▶ Do this
Transcribe the full listing exactly, and drop every picture.

▶ Dataset excerpt

────────────────────────────────────────

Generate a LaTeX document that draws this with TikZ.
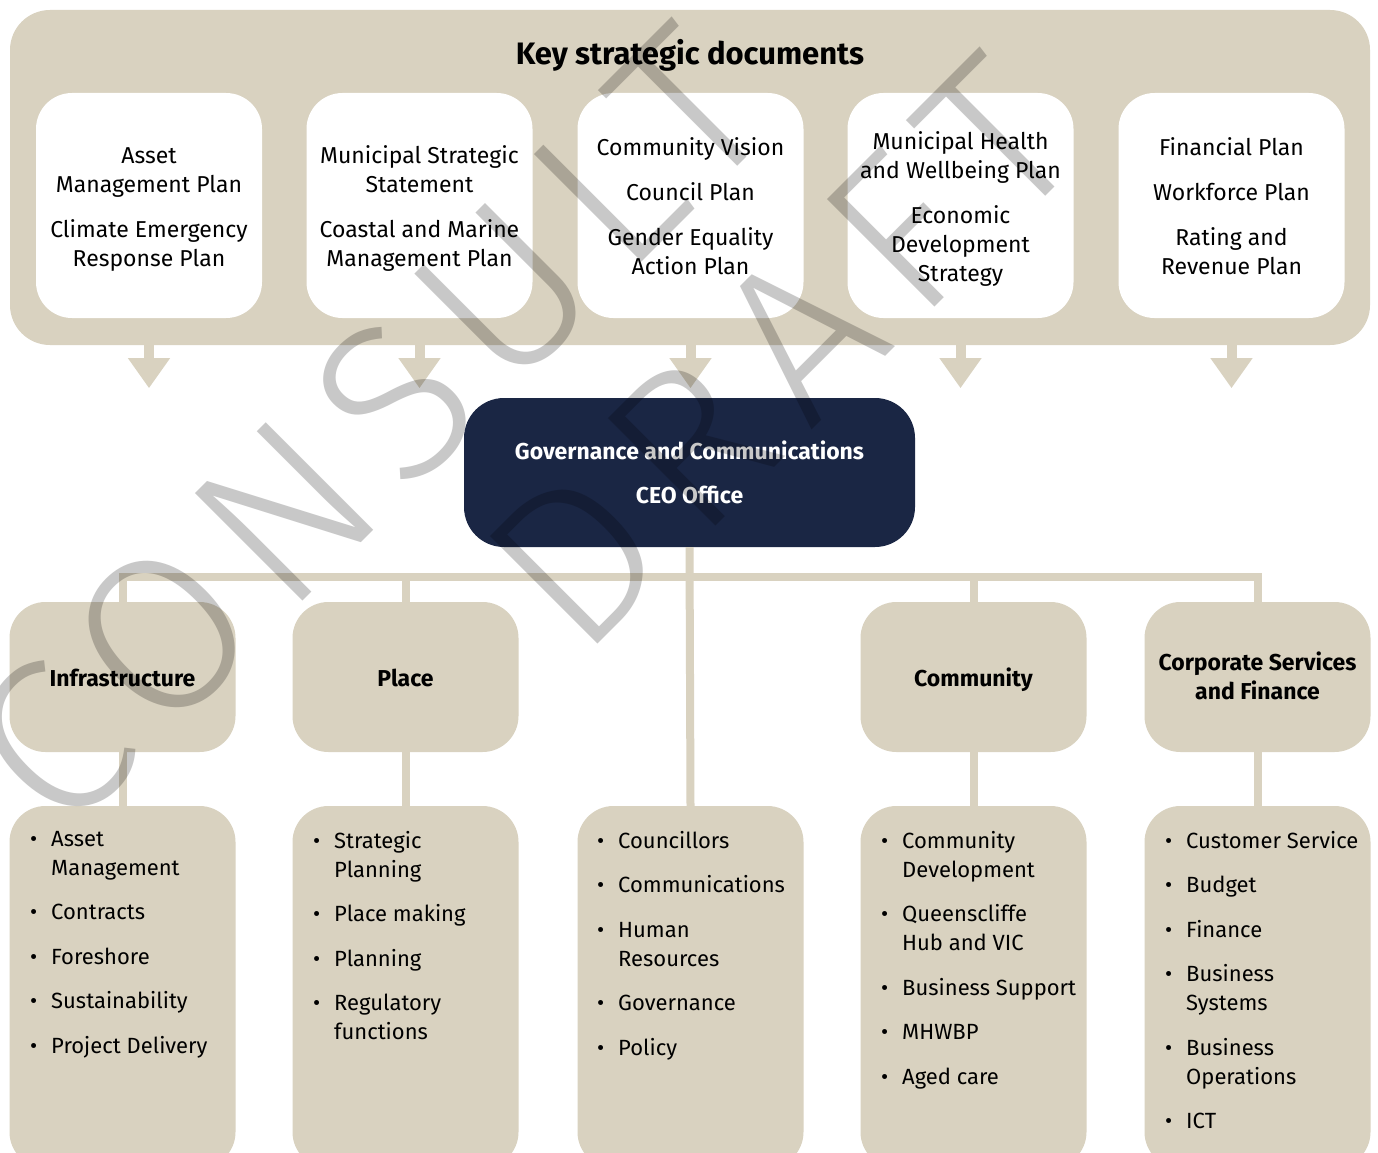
\documentclass[tikz,border=0pt]{standalone}
\usepackage{fontspec}
\setmainfont{Fira Sans}
\newfontfamily\wmfont{Fira Sans}[UprightFont={* Light}]
\usetikzlibrary{arrows.meta}
\definecolor{sand}{RGB}{217,210,192}
\definecolor{navy}{RGB}{26,38,68}
\definecolor{wmgray}{RGB}{200,200,200}
\newcommand{\bul}{\makebox[21pt][l]{\textbullet}}
\newcommand{\ind}{\hspace*{21pt}}
\newcommand{\tops}{\rule{0pt}{27pt}}
\newcommand{\bots}{\rule[-8pt]{0pt}{8pt}}
\newcommand{\wmsize}{\wmfont\fontsize{222}{222}\selectfont}

\begin{document}
\begin{tikzpicture}[x=1pt,y=-1pt,
    txt/.style={font=\fontsize{23}{29}\selectfont},
    docbox/.style={txt,fill=white,rounded corners=36pt,minimum width=226pt,minimum height=225pt,inner sep=0pt,align=center},
    dept/.style={font=\fontsize{23}{29}\selectfont\bfseries,fill=sand,rounded corners=36pt,minimum width=226pt,minimum height=150pt,inner sep=0pt,align=center,
      execute at begin node=\rule{0pt}{27pt},execute at end node=\strut},
    listbox/.style={fill=sand,rounded corners=36pt,minimum width=226pt,minimum height=362pt,inner sep=0pt},
    items/.style={font=\fontsize{22}{29}\selectfont,align=left,anchor=north west,inner sep=0pt},
    link/.style={draw=sand,line width=8pt},
    feed/.style={draw=sand,line width=10pt,-{Triangle[width=40pt,length=30pt]}},
    stamp/.style={text=wmgray,font=\wmsize,rotate=45,anchor=base west,inner sep=0pt}]
  \useasboundingbox (0,0) rectangle (1378,1153);
  \fill[white] (0,0) rectangle (1378,1153);

  % key strategic documents
  \node[fill=sand,rounded corners=40pt,minimum width=1360pt,minimum height=335pt,inner sep=0pt] (keydocs) at (690,177.5) {};
  \node[font=\fontsize{31}{36}\selectfont\bfseries] (title) at (690,55) {Key strategic documents};
  \node[docbox] (doc1) at (149,205.5) {\tops Asset\\Management Plan\\[16pt]Climate Emergency\\Response Plan\bots};
  \node[docbox] (doc2) at (419.5,205.5) {\tops Municipal Strategic\\Statement\\[16pt]Coastal and Marine\\Management Plan\bots};
  \node[docbox] (doc3) at (690.5,205.5) {\tops Community Vision\\[16pt]Council Plan\\[16pt]Gender Equality\\Action Plan\bots};
  \node[docbox] (doc4) at (960.5,205.5) {\tops Municipal Health\\and Wellbeing Plan\\[16pt]Economic\\Development\\Strategy\bots};
  \node[docbox] (doc5) at (1231.5,205.5) {\tops Financial Plan\\[16pt]Workforce Plan\\[16pt]Rating and\\Revenue Plan\bots};
  \foreach \d in {doc1,doc2,doc3,doc4,doc5}
    \draw[feed] ([yshift=5pt]\d.south |- keydocs.south) -- ++(0,48);

  % CEO
  \node[fill=navy,rounded corners=40pt,minimum width=451pt,minimum height=149pt,text=white,font=\fontsize{23}{29}\selectfont\bfseries,align=center] (ceo) at (689.5,472.5) {Governance and Communications\\[15pt]CEO Office};

  % departments
  \node[dept] (infra) at (122.5,677) {Infrastructure};
  \node[dept] (place) at (405.5,677) {Place};
  \node[dept] (comm) at (973.5,677) {Community};
  \node[dept] (corp) at (1257.5,677) {\rule{0pt}{25pt}Corporate Services\\and Finance};

  \node[listbox] (infralist) at (122.5,987) {};
  \node[listbox] (placelist) at (405.5,987) {};
  \node[listbox] (govlist) at (690.5,987) {};
  \node[listbox] (commlist) at (973.5,987) {};
  \node[listbox] (corplist) at (1257.5,987) {};

  \coordinate (bus) at (690,577);
  \draw[link] (infra.north) |- (bus) -| (corp.north);
  \draw[link] (place.north) -- (place.north |- bus);
  \draw[link] (comm.north) -- (comm.north |- bus);
  \draw[link] (ceo.south) -- (govlist.north);
  \foreach \a/\b in {infra/infralist,place/placelist,comm/commlist,corp/corplist}
    \draw[link] (\a) -- (\b);

  \node[items] (infraitems) at (30,831) {\bul Asset\\\ind Management\\[15.5pt]\bul Contracts\\[15.5pt]\bul Foreshore\\[15.5pt]\bul Sustainability\\[15.5pt]\bul Project Delivery};
  \node[items] (placeitems) at (313,831) {\bul Strategic\\\ind Planning\\[15.5pt]\bul Place making\\[15.5pt]\bul Planning\\[15.5pt]\bul Regulatory\\\ind functions};
  \node[items] (govitems) at (597,831) {\bul Councillors\\[15.5pt]\bul Communications\\[15.5pt]\bul Human\\\ind Resources\\[15.5pt]\bul Governance\\[15.5pt]\bul Policy};
  \node[items] (commitems) at (881,831) {\bul Community\\\ind Development\\[15.5pt]\bul Queenscliffe\\\ind Hub and VIC\\[15.5pt]\bul Business Support\\[15.5pt]\bul MHWBP\\[15.5pt]\bul Aged care};
  \node[items] (corpitems) at (1165,831) {\bul Customer Service\\[15.5pt]\bul Budget\\[15.5pt]\bul Finance\\[15.5pt]\bul Business\\\ind Systems\\[15.5pt]\bul Business\\\ind Operations\\[15.5pt]\bul ICT};

  % watermark
  \begin{scope}[blend mode=multiply]
    \node[stamp] (consult) at (62,842) {\addfontfeature{LetterSpace=10}CONSULT};
    \node[stamp] (draft) at (580,662) {\addfontfeature{LetterSpace=12}DRAFT};
  \end{scope}
\end{tikzpicture}
\end{document}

────────────────────────────────────────

▶ Written reply
Generate a LaTeX document that draws this with TikZ.
\documentclass[tikz,border=0pt]{standalone}
\usepackage{fontspec}
\setmainfont{Fira Sans}
\newfontfamily\wmfont{Fira Sans}[UprightFont={* Light}]
\usetikzlibrary{arrows.meta}
\definecolor{sand}{RGB}{217,210,192}
\definecolor{navy}{RGB}{26,38,68}
\definecolor{wmgray}{RGB}{200,200,200}
\newcommand{\bul}{\makebox[21pt][l]{\textbullet}}
\newcommand{\ind}{\hspace*{21pt}}
\newcommand{\tops}{\rule{0pt}{27pt}}
\newcommand{\bots}{\rule[-8pt]{0pt}{8pt}}
\newcommand{\wmsize}{\wmfont\fontsize{222}{222}\selectfont}

\begin{document}
\begin{tikzpicture}[x=1pt,y=-1pt,
    txt/.style={font=\fontsize{23}{29}\selectfont},
    docbox/.style={txt,fill=white,rounded corners=36pt,minimum width=226pt,minimum height=225pt,inner sep=0pt,align=center},
    dept/.style={font=\fontsize{23}{29}\selectfont\bfseries,fill=sand,rounded corners=36pt,minimum width=226pt,minimum height=150pt,inner sep=0pt,align=center,
      execute at begin node=\rule{0pt}{27pt},execute at end node=\strut},
    listbox/.style={fill=sand,rounded corners=36pt,minimum width=226pt,minimum height=362pt,inner sep=0pt},
    items/.style={font=\fontsize{22}{29}\selectfont,align=left,anchor=north west,inner sep=0pt},
    link/.style={draw=sand,line width=8pt},
    feed/.style={draw=sand,line width=10pt,-{Triangle[width=40pt,length=30pt]}},
    stamp/.style={text=wmgray,font=\wmsize,rotate=45,anchor=base west,inner sep=0pt}]
  \useasboundingbox (0,0) rectangle (1378,1153);
  \fill[white] (0,0) rectangle (1378,1153);

  % key strategic documents
  \node[fill=sand,rounded corners=40pt,minimum width=1360pt,minimum height=335pt,inner sep=0pt] (keydocs) at (690,177.5) {};
  \node[font=\fontsize{31}{36}\selectfont\bfseries] (title) at (690,55) {Key strategic documents};
  \node[docbox] (doc1) at (149,205.5) {\tops Asset\\Management Plan\\[16pt]Climate Emergency\\Response Plan\bots};
  \node[docbox] (doc2) at (419.5,205.5) {\tops Municipal Strategic\\Statement\\[16pt]Coastal and Marine\\Management Plan\bots};
  \node[docbox] (doc3) at (690.5,205.5) {\tops Community Vision\\[16pt]Council Plan\\[16pt]Gender Equality\\Action Plan\bots};
  \node[docbox] (doc4) at (960.5,205.5) {\tops Municipal Health\\and Wellbeing Plan\\[16pt]Economic\\Development\\Strategy\bots};
  \node[docbox] (doc5) at (1231.5,205.5) {\tops Financial Plan\\[16pt]Workforce Plan\\[16pt]Rating and\\Revenue Plan\bots};
  \foreach \d in {doc1,doc2,doc3,doc4,doc5}
    \draw[feed] ([yshift=5pt]\d.south |- keydocs.south) -- ++(0,48);

  % CEO
  \node[fill=navy,rounded corners=40pt,minimum width=451pt,minimum height=149pt,text=white,font=\fontsize{23}{29}\selectfont\bfseries,align=center] (ceo) at (689.5,472.5) {Governance and Communications\\[15pt]CEO Office};

  % departments
  \node[dept] (infra) at (122.5,677) {Infrastructure};
  \node[dept] (place) at (405.5,677) {Place};
  \node[dept] (comm) at (973.5,677) {Community};
  \node[dept] (corp) at (1257.5,677) {\rule{0pt}{25pt}Corporate Services\\and Finance};

  \node[listbox] (infralist) at (122.5,987) {};
  \node[listbox] (placelist) at (405.5,987) {};
  \node[listbox] (govlist) at (690.5,987) {};
  \node[listbox] (commlist) at (973.5,987) {};
  \node[listbox] (corplist) at (1257.5,987) {};

  \coordinate (bus) at (690,577);
  \draw[link] (infra.north) |- (bus) -| (corp.north);
  \draw[link] (place.north) -- (place.north |- bus);
  \draw[link] (comm.north) -- (comm.north |- bus);
  \draw[link] (ceo.south) -- (govlist.north);
  \foreach \a/\b in {infra/infralist,place/placelist,comm/commlist,corp/corplist}
    \draw[link] (\a) -- (\b);

  \node[items] (infraitems) at (30,831) {\bul Asset\\\ind Management\\[15.5pt]\bul Contracts\\[15.5pt]\bul Foreshore\\[15.5pt]\bul Sustainability\\[15.5pt]\bul Project Delivery};
  \node[items] (placeitems) at (313,831) {\bul Strategic\\\ind Planning\\[15.5pt]\bul Place making\\[15.5pt]\bul Planning\\[15.5pt]\bul Regulatory\\\ind functions};
  \node[items] (govitems) at (597,831) {\bul Councillors\\[15.5pt]\bul Communications\\[15.5pt]\bul Human\\\ind Resources\\[15.5pt]\bul Governance\\[15.5pt]\bul Policy};
  \node[items] (commitems) at (881,831) {\bul Community\\\ind Development\\[15.5pt]\bul Queenscliffe\\\ind Hub and VIC\\[15.5pt]\bul Business Support\\[15.5pt]\bul MHWBP\\[15.5pt]\bul Aged care};
  \node[items] (corpitems) at (1165,831) {\bul Customer Service\\[15.5pt]\bul Budget\\[15.5pt]\bul Finance\\[15.5pt]\bul Business\\\ind Systems\\[15.5pt]\bul Business\\\ind Operations\\[15.5pt]\bul ICT};

  % watermark
  \begin{scope}[blend mode=multiply]
    \node[stamp] (consult) at (62,842) {\addfontfeature{LetterSpace=10}CONSULT};
    \node[stamp] (draft) at (580,662) {\addfontfeature{LetterSpace=12}DRAFT};
  \end{scope}
\end{tikzpicture}
\end{document}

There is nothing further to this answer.